Myanmar’s regime said it is investigating the death of a 78-year-old monk amid eyewitness reports his vehicle was fired on by junta troops.
Sayadaw Bhaddanta Munindabhivamsa, 78, a retired member of the State Sangha Nayaka Committee, the highest Buddhist authority in Myanmar, was shot dead on Wednesday near Tada-U Airport in Mandalay Region.
Junta media said resistance groups fired on his car in an ambush, injuring fellow monk Sayadaw Bhaddanta Gunikabhivamsa, the abbot of Kanthonhsint Buddhism Learning Center in Mingaladon Township, Yangon, and the driver U Kyaw Win.
On Thursday, Bhaddanta Gunikabhivamsa said they were shot by junta soldiers from a truck that chased their vehicle.
He said junta soldiers fired seven or eight shots at their car and he suffered head injuries from broken glass.
“I got out of the car and asked why they were attacking monks. They said they did not know we were monks as our windows were shut. They took our phones and told us not to tell anyone,” the monk said.
The regime claimed an online video clip of Bhaddanta Gunikabhivamsa contradicted the junta media’s account of the incident, adding that it would investigate.

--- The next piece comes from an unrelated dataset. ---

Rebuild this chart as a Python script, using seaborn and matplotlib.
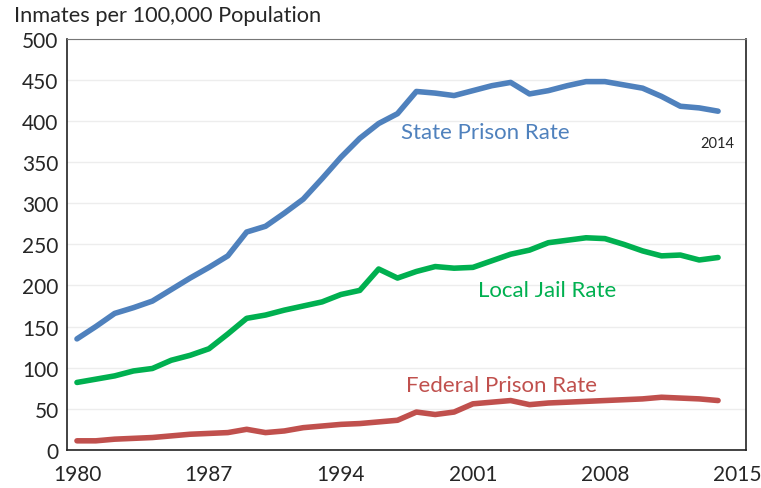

Bhaddanta Gunikabhivamsa’s account matched a report by the chief of the Mandalay Region Religious Affairs Department to his director-general in Naypyitaw which said the vehicle was driven away after troops told it to pull over.
Bhaddanta Munindabhivamsa wrote numerous books on Buddhist teachings.
The two monks flew to Tada-U Airport from Yangon on Wednesday to attend a meeting on Thursday at the Shwekyin Nikaya Center in Mandalay.